I loved Mudcat telling me the story of the opening game of the 1965 World Series between his Twins and the Dodgers. He was so proud, yet also disappointed.
There was no doubt the Twins were going to give the ball to their 21-game winner. For the Dodgers, the logical starter was 26-game winner Koufax. The two best pitchers in baseball.
“Before the game started, I stood on the mound for a few minutes and thought about all it took for me to get to that point” Grant remembered. “This is the World Series and I thought about Larry Doby and Jackie Robinson and Luke Easter and all the others that sacrificed so much so I could have that opportunity and moment.”

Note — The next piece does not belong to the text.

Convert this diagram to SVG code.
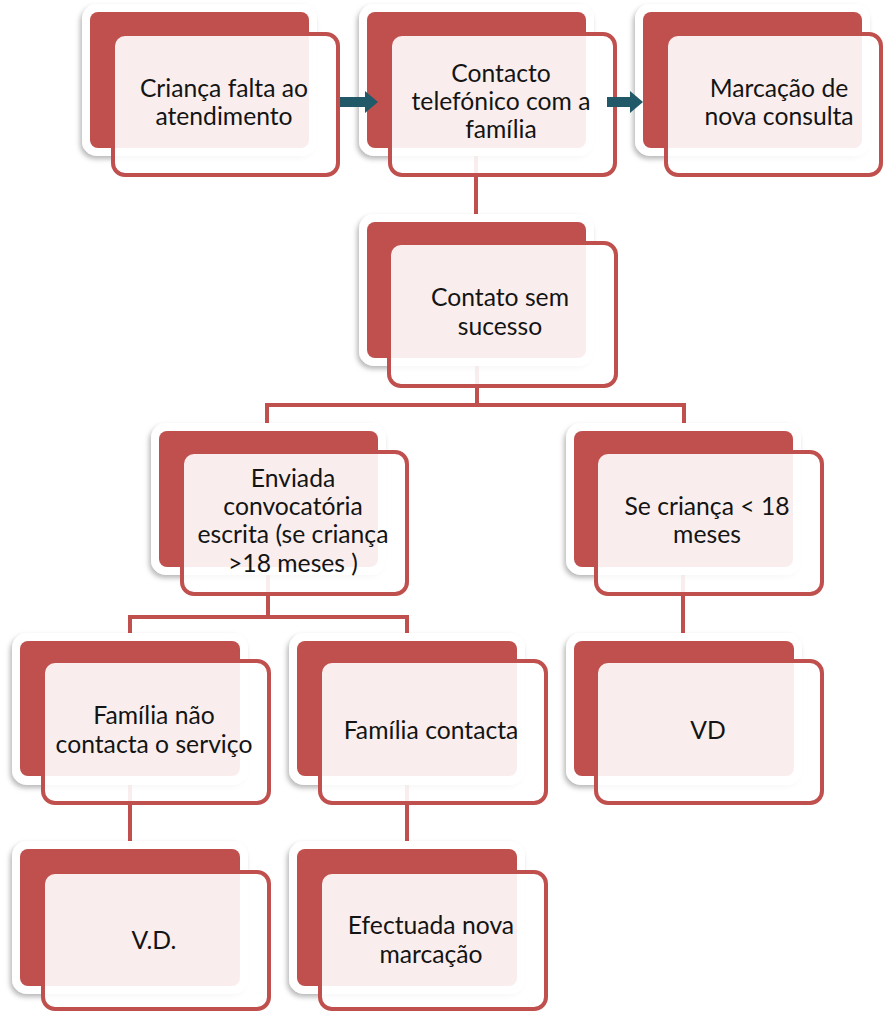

Mud’s disappointment was Sandy Koufax wasn’t on the hill for the Dodgers as planned. Game 1 was played on October 6, 1965, which was Yom Kippur. Koufax, an observant Jew, would not play on the holiest day of his religious year.
“We were about to make baseball history,” Grant recalled. “Even though I knew two days before Sandy wasn’t going to pitch, it would have been the first time, and maybe the last time, that an African American and a Jewish starter opposed each other in the World Series.”
Instead, the Dodgers went with Don Drysdale, no slouch himself with 23 wins that season. It wasn’t much of a contest with Grant and the Twins beating the Dodgers 8-2, but it did produce one of the greatest wisecracks in baseball history.
The Twins put the game away early scoring six times off an ineffective Drysdale in the third inning. When Dodgers manager Walter Alston took the slow walk to the mound to pull his starter, Drysdale flipped the ball to Alston, and before walking off muttered, “I bet you wish I was Jewish, too.”
Mudcat loved to tell that story. Mudcat loved to tell any story. To his dying day, Mudcat also loved to sing. With Jim Grant now up above, nights around the campfire will never be dull.